I deplore this excessive use of violence against unarmed workers. For nearly three years workers at the Kimi maquiladora in Continental Park in Honduras have sought economic justice and dignity. In March of this year they finally obtained the only collective bargaining agreement in the park. Since then, however, they have been subject to threats to close the factory and move it to Buffalo and a failure by management to abide by the contract.
On August 18 the workers went on strike in protest against management's continuing refusal to respect the collective bargaining agreement.
Given the long struggle of the Kimi workers to obtain a collective bargaining agreement, it appears that Kimi management has provoked this confrontation. While the workers are trying to negotiate a resolution, Kimi is refusing to do so and instead is seeking to effectively destroy the union by removing its leadership.
We respectfully urge the Honduran government to use every means at its disposal to mediate a resolution between management and the union, to ensure that Kimi abides by its legally-binding collective bargaining agreement and to ensure that the basic rights of all maquila workers at Continental Park are respected.
For a brief time, it had appeared that Continental Park and its tenant Kimi were in the process of becoming an example of a free trade zone where basic rights would be respected, offering itself as a model for U.S. customers and U.S. companies that are increasingly concerned about the conditions under which apparel for the U.S. market is made. Now, this is in doubt.
As you know, the U.S. Congress is considering new trade benefits for Central America's maquiladora sector and many people are watching the Kimi situation and Continental Park for evidence that workers can exercise their basic rights. I hope that it can be a positive example rather than a negative one.
II. Draft letter to the Korean government (Use as-is or adapt.)
Dear Ambassador Lee:
I write to you about an urgent matter involving a Korean-owned maquiladora in Honduras.
On August 30, workers at the Continental Park in Lima, Honduras were attacked by Honduran anti-riot police with tear gas and clubs. In support of striking workers at the Kimi plant - which, like most of the factories in the park, is Korean-owned - workers from the other factories had refused to go to work in the Park.

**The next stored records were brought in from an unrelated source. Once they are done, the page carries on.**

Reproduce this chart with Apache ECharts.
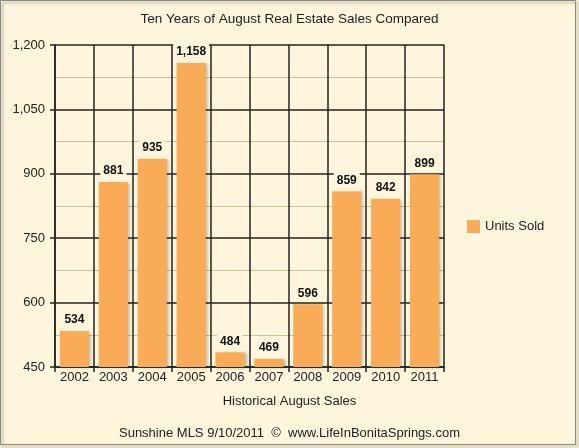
<!DOCTYPE html>
<html>
<head>
<meta charset="utf-8">
<script src="https://cdn.jsdelivr.net/npm/echarts@6/dist/echarts.min.js"></script>
<style>
  html, body { margin: 0; padding: 0; background: #fff; }
  #chart { width: 579px; height: 448px; }
</style>
</head>
<body>
<div id="chart"></div>
<script>
const years = ["2002", "2003", "2004", "2005", "2006", "2007", "2008", "2009", "2010", "2011"];
const unitsSold = [534, 881, 935, 1158, 484, 469, 596, 859, 842, 899];
const seriesName = "Units Sold";

const cream = "#fdf6dc";
const font = "Liberation Sans, Arial, sans-serif";

const myChart = echarts.init(document.getElementById("chart"));

const option = {
  backgroundColor: cream,
  animation: false,
  textStyle: { fontFamily: font },
  title: [
    {
      text: "Ten Years of August Real Estate Sales Compared",
      left: "center",
      top: 7,
      textStyle: { fontSize: 13.5, fontWeight: "normal", color: "#222", fontFamily: font },
    },
    {
      text: "Historical August Sales",
      left: "center",
      top: 390,
      textStyle: { fontSize: 13, fontWeight: "normal", color: "#222", fontFamily: font },
    },
    {
      text: "Sunshine MLS 9/10/2011  \u00a9  www.LifeInBonitaSprings.com",
      left: "center",
      top: 422,
      textStyle: { fontSize: 13, fontWeight: "normal", color: "#222", fontFamily: font },
    },
  ],
  legend: {
    data: [seriesName],
    orient: "vertical",
    left: 462,
    top: 215,
    itemWidth: 13,
    itemHeight: 13,
    icon: "rect",
    textStyle: { fontSize: 13, color: "#222", fontFamily: font },
  },
  grid: {
    left: 55,
    right: 135,
    top: 45,
    bottom: 81,
  },
  xAxis: {
    type: "category",
    data: years,
    axisLine: { show: true, lineStyle: { color: "#222", width: 1.5 } },
    axisTick: { show: true, length: 5, lineStyle: { color: "#222", width: 1.5 } },
    axisLabel: { fontSize: 13, color: "#222", margin: 4 },
    splitLine: { show: true, interval: 0, lineStyle: { color: "#222", width: 1.5 } },
  },
  yAxis: {
    type: "value",
    min: 450,
    max: 1200,
    interval: 150,
    axisLine: { show: true, lineStyle: { color: "#222", width: 1.5 } },
    axisTick: { show: true, length: 5, lineStyle: { color: "#222", width: 1.5 } },
    axisLabel: {
      fontSize: 13,
      color: "#222",
      margin: 10,
      formatter: (v) => v.toLocaleString("en-US"),
    },
    splitLine: { show: true, lineStyle: { color: "#222", width: 1.5 } },
    minorTick: { show: false, splitNumber: 2 },
    minorSplitLine: { show: true, lineStyle: { color: "#cbbf9c", width: 1 } },
  },
  series: [
    {
      name: seriesName,
      type: "bar",
      data: unitsSold,
      barCategoryGap: "25%",
      itemStyle: {
        color: "#f9ab57",
        shadowBlur: 3,
        shadowOffsetX: 2,
        shadowOffsetY: 1,
        shadowColor: "rgba(0,0,0,0.25)",
      },
      label: {
        show: true,
        position: "top",
        distance: 3,
        fontSize: 12,
        fontWeight: "bold",
        color: "#111",
        backgroundColor: cream,
        padding: [2, 3],
        formatter: (p) => p.value.toLocaleString("en-US"),
      },
    },
  ],
  graphic: [
    {
      type: "rect",
      shape: { x: 0.5, y: 0.5, width: 575, height: 444 },
      style: { fill: null, stroke: "#8a8a8a", lineWidth: 1, shadowBlur: 3, shadowOffsetX: 2, shadowOffsetY: 2, shadowColor: "rgba(0,0,0,0.4)" },
      silent: true,
      z: 100,
    },
  ],
};

myChart.setOption(option);
</script>
</body>
</html>
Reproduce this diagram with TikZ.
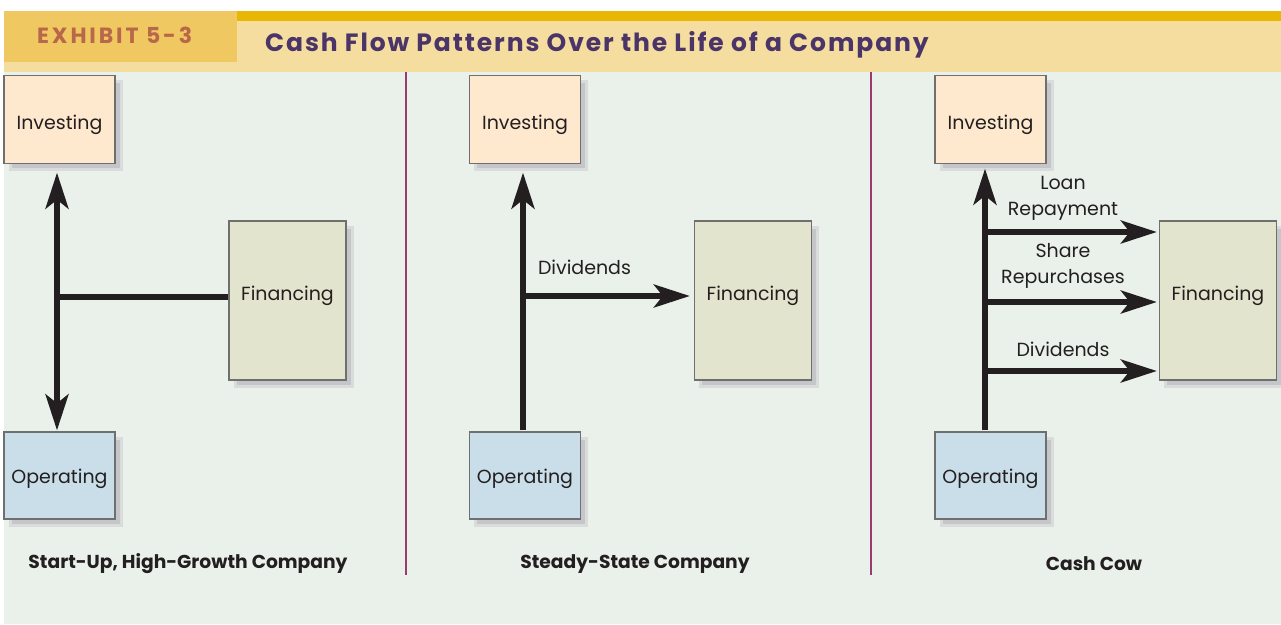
\documentclass[tikz,border=0pt]{standalone}
\usepackage{fontspec}
\setmainfont{Poppins}
\usetikzlibrary{arrows.meta}
\definecolor{goldbar}{HTML}{E8B706}
\definecolor{exhbox}{HTML}{F0C862}
\definecolor{band}{HTML}{F5DDA0}
\definecolor{exhtxt}{HTML}{B8674A}
\definecolor{titletxt}{HTML}{4A3468}
\definecolor{panelbg}{HTML}{EAF1EA}
\definecolor{divider}{HTML}{9A3A6E}
\definecolor{invfill}{HTML}{FEE9CF}
\definecolor{finfill}{HTML}{E2E4CE}
\definecolor{opfill}{HTML}{CADEEA}
\definecolor{boxline}{HTML}{6F6F6F}
\definecolor{shadowc}{HTML}{C5C6C9}
\definecolor{shadowl}{HTML}{D9DCDA}
\definecolor{ink}{HTML}{231F20}
\newcommand\bodyfnt{\fontsize{19}{26}\selectfont}
\newcommand\capfnt{\fontsize{18.7}{24}\selectfont\bfseries}
\newcommand\dn[2]{\raisebox{#1}[\height][\depth]{#2}}
\tikzset{
  box/.style={draw=boxline, line width=1.4pt, text=ink, font=\bodyfnt,
    inner sep=0pt, anchor=center,
    preaction={draw=shadowl, line width=3pt, fill=shadowc,
      transform canvas={shift={(6,6)}}}},
  invbox/.style={box, fill=invfill, minimum width=111pt, minimum height=88pt},
  opbox/.style={box, fill=opfill, minimum width=111pt, minimum height=87pt},
  finbox/.style={box, fill=finfill, minimum width=117pt, minimum height=159pt},
  flow/.style={draw=ink, line width=5.5pt},
  tipped/.style={-{Stealth[length=36pt,width=23pt,inset=9pt]}},
  dtipped/.style={{Stealth[length=36pt,width=23pt,inset=9pt]}-{Stealth[length=36pt,width=23pt,inset=9pt]}},
  lbl/.style={text=ink, font=\bodyfnt, align=center, inner sep=0pt},
  caption/.style={text=ink, font=\capfnt, inner sep=0pt},
  divline/.style={draw=divider, line width=2.5pt}
}
\begin{document}
\begin{tikzpicture}[x=1pt,y=-1pt]
\useasboundingbox (0,0) rectangle (1281,624);
\fill[white] (0,0) rectangle (1281,624);
% header
\fill[panelbg] (4,72) rectangle (1281,624);
\fill[band] (4,21) rectangle (1281,72);
\fill[goldbar] (4,11) rectangle (1281,21);
\fill[exhbox] (4,11) rectangle (237,62);
\node[text=exhtxt, font={\fontsize{22}{26}\selectfont\bfseries\addfontfeatures{LetterSpace=13}}, anchor=west, inner sep=0pt] (exh) at (37,35) {EXHIBIT 5-3};
\node[text=titletxt, font={\fontsize{25}{30}\selectfont\bfseries\addfontfeatures{LetterSpace=7.6}}, anchor=west, inner sep=0pt] (title) at (265,45) {Cash Flow Patterns Over the Life of a Company};
% dividers
\draw[divline] (406,72) -- (406,575);
\draw[divline] (871,72) -- (871,575);
% panel 1
\node[invbox] (inv1) at (59.5,119.5) {\dn{-5pt}{Investing}};
\node[opbox] (op1) at (59.5,475.5) {\dn{-3pt}{Operating}};
\node[finbox] (fin1) at (287.5,300.5) {\dn{5pt}{Financing}};
\coordinate (a1) at (57,297);
\draw[flow, dtipped, shorten <=8.5pt, shorten >=1pt] (inv1.south -| a1) -- (op1.north -| a1);
\draw[flow] (a1) -- (fin1.west |- a1);
\node[caption] (c1) at (188,564) {Start-Up, High-Growth Company};
% panel 2
\node[invbox] (inv2) at (525,119.5) {\dn{-5pt}{Investing}};
\node[opbox] (op2) at (525,475.5) {\dn{-3pt}{Operating}};
\node[finbox] (fin2) at (753,300.5) {\dn{5pt}{Financing}};
\coordinate (a2) at (523,296);
\draw[flow, tipped, shorten <=1pt, shorten >=8.5pt] (op2.north -| a2) -- (inv2.south -| a2);
\draw[flow, tipped, shorten >=4pt] (a2) -- (fin2.west |- a2);
\node[lbl] (d2) at (584.5,267) {Dividends};
\node[caption] (c2) at (635,564) {Steady-State Company};
% panel 3
\node[invbox] (inv3) at (990.5,119.5) {\dn{-5pt}{Investing}};
\node[opbox] (op3) at (990.5,475.5) {\dn{-3pt}{Operating}};
\node[finbox] (fin3) at (1218,300.5) {\dn{5pt}{Financing}};
\coordinate (a3) at (985,232);
\coordinate (b3) at (985,302);
\coordinate (e3) at (985,371);
\draw[flow, tipped, shorten <=1pt, shorten >=4.5pt] (op3.north -| a3) -- (inv3.south -| a3);
\draw[flow, tipped, shorten >=2pt] (a3) -- (fin3.west |- a3);
\draw[flow, tipped, shorten >=2pt] (b3) -- (fin3.west |- b3);
\draw[flow, tipped, shorten >=2pt] (e3) -- (fin3.west |- e3);
\node[lbl] (l3) at (1063,198) {Loan\\Repayment};
\node[lbl] (s3) at (1063,266) {Share\\Repurchases};
\node[lbl] (d3) at (1063,349) {Dividends};
\node[caption] (c3) at (1094,564) {Cash Cow};
\end{tikzpicture}
\end{document}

The Kimi workers were striking in protest against the company's refusal to honor a collective bargaining agreement signed with the Kimi union in March, 1999. The company had twice broken off negotiations initiated to resolve this situation and has provoked the workers to strike to win respect for their basic rights.
Following this violent confrontation, Kimi managers met with the union on August 30 and August 31 but stated that they have refused to negotiate unless the union's leadership is fired . These terms are, of course, unacceptable to the union.
Kimi is also saying that other Korean operators in the park will leave if the Kimi union leadership is not fired.
We respectfully urge your government to: (1) urge Kimi management to sit down and negotiate an acceptable resolution of this matter; and (2) urge the other Korean operators in Continental Park to immediately issue a public statement that they respect the rights of their workers and welcome the return of the Kimi workers, the union and its leaders. Thank you for your consideration of my views.